DATA LINES –
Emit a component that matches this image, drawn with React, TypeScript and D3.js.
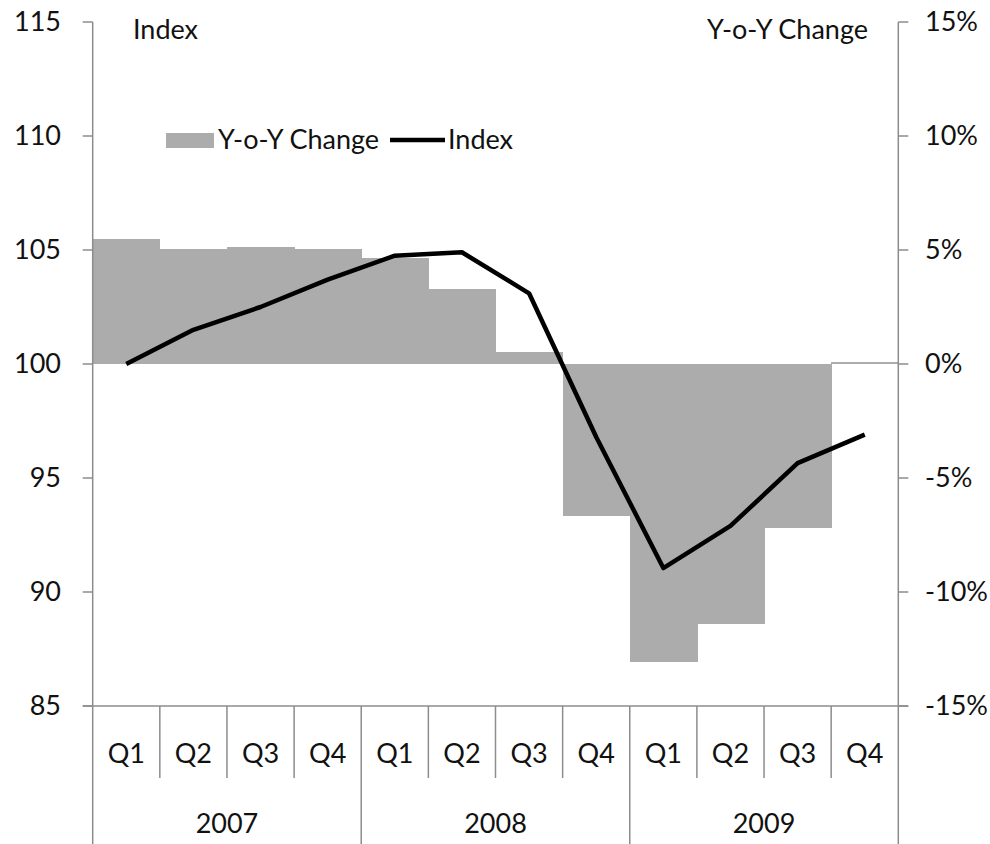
import React from 'react';
import * as d3 from 'd3';

// Quarterly index and its year-on-year change, 2007-2009
const years = ['2007', '2008', '2009'];
const quarters = ['Q1', 'Q2', 'Q3', 'Q4'];
const periods = years.flatMap(y => quarters.map(q => `${y} ${q}`));
const yoyChange = [5.47, 5.03, 5.12, 5.03, 4.66, 3.27, 0.54, -6.67, -13.08, -11.4, -7.18, 0.07];
const indexValues = [100, 101.5, 102.5, 103.7, 104.75, 104.9, 103.1, 96.8, 91.05, 92.9, 95.65, 96.9];
const leftTicks = [85, 90, 95, 100, 105, 110, 115];
const rightTicks = [-15, -10, -5, 0, 5, 10, 15];

const W = 990;
const H = 844;
const plot = { left: 92.7, right: 898.3, top: 22, bottom: 706 };
const font = 'Lato, "Open Sans", sans-serif';
const fontSize = 27;
const axisColor = '#8c8c8c';
const barColor = '#acacac';
const textColor = '#111';

export default function App() {
  const x = d3.scaleBand<string>().domain(periods).range([plot.left, plot.right]).padding(0);
  const yLeft = d3.scaleLinear().domain([85, 115]).range([plot.bottom, plot.top]);
  const yRight = d3.scaleLinear().domain([-15, 15]).range([plot.bottom, plot.top]);

  const line = d3.line<number>()
    .x((d, i) => (x(periods[i]) as number) + x.bandwidth() / 2)
    .y(d => yLeft(d));

  const yearStart = (i: number) => x(periods[i * 4]) as number;
  const yearEnd = (i: number) => (x(periods[i * 4 + 3]) as number) + x.bandwidth();

  return (
    <svg width={W} height={H} style={{ position: 'absolute', left: 0, top: 0, background: '#fff' }}
      fontFamily={font}>
      {/* bars, no gap between them */}
      {yoyChange.map((v, i) => (
        <rect key={i}
          x={x(periods[i])}
          width={x.bandwidth() + 0.6}
          y={yRight(Math.max(0, v))}
          height={Math.max(1, Math.abs(yRight(v) - yRight(0)))}
          fill={barColor}
          shapeRendering="crispEdges" />
      ))}

      {/* index line */}
      <path d={line(indexValues) || ''} fill="none" stroke="#000" strokeWidth={4.5} strokeLinejoin="round" />

      {/* left axis */}
      <line x1={plot.left} x2={plot.left} y1={plot.top} y2={H} stroke={axisColor} strokeWidth={1.5} />
      {leftTicks.map(t => (
        <g key={t}>
          <line x1={plot.left - 10} x2={plot.left} y1={yLeft(t)} y2={yLeft(t)} stroke={axisColor} strokeWidth={1.5} />
          <text x={61} y={yLeft(t)} dy="0.35em" textAnchor="end" fontSize={fontSize} fill={textColor}>{t}</text>
        </g>
      ))}

      {/* right axis */}
      <line x1={plot.right} x2={plot.right} y1={plot.top} y2={H} stroke={axisColor} strokeWidth={1.5} />
      {rightTicks.map(t => (
        <g key={t}>
          <line x1={plot.right} x2={plot.right + 10} y1={yRight(t)} y2={yRight(t)} stroke={axisColor} strokeWidth={1.5} />
          <text x={925} y={yRight(t)} dy="0.35em" textAnchor="start" fontSize={fontSize} fill={textColor}>{`${t}%`}</text>
        </g>
      ))}

      {/* category axis: quarters, then years */}
      <line x1={plot.left - 10} x2={plot.right + 10} y1={plot.bottom} y2={plot.bottom} stroke={axisColor} strokeWidth={1.5} />
      {periods.map((p, i) => {
        const x0 = x(p) as number;
        return (
          <g key={p}>
            {i % 4 !== 0 && (
              <line x1={x0} x2={x0} y1={plot.bottom} y2={778} stroke={axisColor} strokeWidth={1.5} />
            )}
            <text x={x0 + x.bandwidth() / 2} y={763} textAnchor="middle" fontSize={fontSize} fill={textColor}>
              {quarters[i % 4]}
            </text>
          </g>
        );
      })}
      {years.map((yr, i) => (
        <g key={yr}>
          {i > 0 && (
            <line x1={yearStart(i)} x2={yearStart(i)} y1={plot.bottom} y2={H} stroke={axisColor} strokeWidth={1.5} />
          )}
          <text x={(yearStart(i) + yearEnd(i)) / 2} y={833} textAnchor="middle" fontSize={fontSize} fill={textColor}>{yr}</text>
        </g>
      ))}

      {/* axis titles */}
      <text x={133} y={39} fontSize={fontSize} fill={textColor}>Index</text>
      <text x={868} y={39} textAnchor="end" fontSize={fontSize} fill={textColor}>Y-o-Y Change</text>

      {/* legend */}
      <rect x={166} y={133} width={48} height={15} fill={barColor} />
      <text x={218} y={149} fontSize={fontSize} fill={textColor}>Y-o-Y Change</text>
      <line x1={390} x2={445} y1={140} y2={140} stroke="#000" strokeWidth={4.5} />
      <text x={448} y={149} fontSize={fontSize} fill={textColor}>Index</text>
    </svg>
  );
}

EXERCISE – Quote the material in full and exactly; do not carry over its pictures.

OUTPUT OF THE TASK –
Emit a component that matches this image, drawn with React, TypeScript and D3.js.
import React from 'react';
import * as d3 from 'd3';

// Quarterly index and its year-on-year change, 2007-2009
const years = ['2007', '2008', '2009'];
const quarters = ['Q1', 'Q2', 'Q3', 'Q4'];
const periods = years.flatMap(y => quarters.map(q => `${y} ${q}`));
const yoyChange = [5.47, 5.03, 5.12, 5.03, 4.66, 3.27, 0.54, -6.67, -13.08, -11.4, -7.18, 0.07];
const indexValues = [100, 101.5, 102.5, 103.7, 104.75, 104.9, 103.1, 96.8, 91.05, 92.9, 95.65, 96.9];
const leftTicks = [85, 90, 95, 100, 105, 110, 115];
const rightTicks = [-15, -10, -5, 0, 5, 10, 15];

const W = 990;
const H = 844;
const plot = { left: 92.7, right: 898.3, top: 22, bottom: 706 };
const font = 'Lato, "Open Sans", sans-serif';
const fontSize = 27;
const axisColor = '#8c8c8c';
const barColor = '#acacac';
const textColor = '#111';

export default function App() {
  const x = d3.scaleBand<string>().domain(periods).range([plot.left, plot.right]).padding(0);
  const yLeft = d3.scaleLinear().domain([85, 115]).range([plot.bottom, plot.top]);
  const yRight = d3.scaleLinear().domain([-15, 15]).range([plot.bottom, plot.top]);

  const line = d3.line<number>()
    .x((d, i) => (x(periods[i]) as number) + x.bandwidth() / 2)
    .y(d => yLeft(d));

  const yearStart = (i: number) => x(periods[i * 4]) as number;
  const yearEnd = (i: number) => (x(periods[i * 4 + 3]) as number) + x.bandwidth();

  return (
    <svg width={W} height={H} style={{ position: 'absolute', left: 0, top: 0, background: '#fff' }}
      fontFamily={font}>
      {/* bars, no gap between them */}
      {yoyChange.map((v, i) => (
        <rect key={i}
          x={x(periods[i])}
          width={x.bandwidth() + 0.6}
          y={yRight(Math.max(0, v))}
          height={Math.max(1, Math.abs(yRight(v) - yRight(0)))}
          fill={barColor}
          shapeRendering="crispEdges" />
      ))}

      {/* index line */}
      <path d={line(indexValues) || ''} fill="none" stroke="#000" strokeWidth={4.5} strokeLinejoin="round" />

      {/* left axis */}
      <line x1={plot.left} x2={plot.left} y1={plot.top} y2={H} stroke={axisColor} strokeWidth={1.5} />
      {leftTicks.map(t => (
        <g key={t}>
          <line x1={plot.left - 10} x2={plot.left} y1={yLeft(t)} y2={yLeft(t)} stroke={axisColor} strokeWidth={1.5} />
          <text x={61} y={yLeft(t)} dy="0.35em" textAnchor="end" fontSize={fontSize} fill={textColor}>{t}</text>
        </g>
      ))}

      {/* right axis */}
      <line x1={plot.right} x2={plot.right} y1={plot.top} y2={H} stroke={axisColor} strokeWidth={1.5} />
      {rightTicks.map(t => (
        <g key={t}>
          <line x1={plot.right} x2={plot.right + 10} y1={yRight(t)} y2={yRight(t)} stroke={axisColor} strokeWidth={1.5} />
          <text x={925} y={yRight(t)} dy="0.35em" textAnchor="start" fontSize={fontSize} fill={textColor}>{`${t}%`}</text>
        </g>
      ))}

      {/* category axis: quarters, then years */}
      <line x1={plot.left - 10} x2={plot.right + 10} y1={plot.bottom} y2={plot.bottom} stroke={axisColor} strokeWidth={1.5} />
      {periods.map((p, i) => {
        const x0 = x(p) as number;
        return (
          <g key={p}>
            {i % 4 !== 0 && (
              <line x1={x0} x2={x0} y1={plot.bottom} y2={778} stroke={axisColor} strokeWidth={1.5} />
            )}
            <text x={x0 + x.bandwidth() / 2} y={763} textAnchor="middle" fontSize={fontSize} fill={textColor}>
              {quarters[i % 4]}
            </text>
          </g>
        );
      })}
      {years.map((yr, i) => (
        <g key={yr}>
          {i > 0 && (
            <line x1={yearStart(i)} x2={yearStart(i)} y1={plot.bottom} y2={H} stroke={axisColor} strokeWidth={1.5} />
          )}
          <text x={(yearStart(i) + yearEnd(i)) / 2} y={833} textAnchor="middle" fontSize={fontSize} fill={textColor}>{yr}</text>
        </g>
      ))}

      {/* axis titles */}
      <text x={133} y={39} fontSize={fontSize} fill={textColor}>Index</text>
      <text x={868} y={39} textAnchor="end" fontSize={fontSize} fill={textColor}>Y-o-Y Change</text>

      {/* legend */}
      <rect x={166} y={133} width={48} height={15} fill={barColor} />
      <text x={218} y={149} fontSize={fontSize} fill={textColor}>Y-o-Y Change</text>
      <line x1={390} x2={445} y1={140} y2={140} stroke="#000" strokeWidth={4.5} />
      <text x={448} y={149} fontSize={fontSize} fill={textColor}>Index</text>
    </svg>
  );
}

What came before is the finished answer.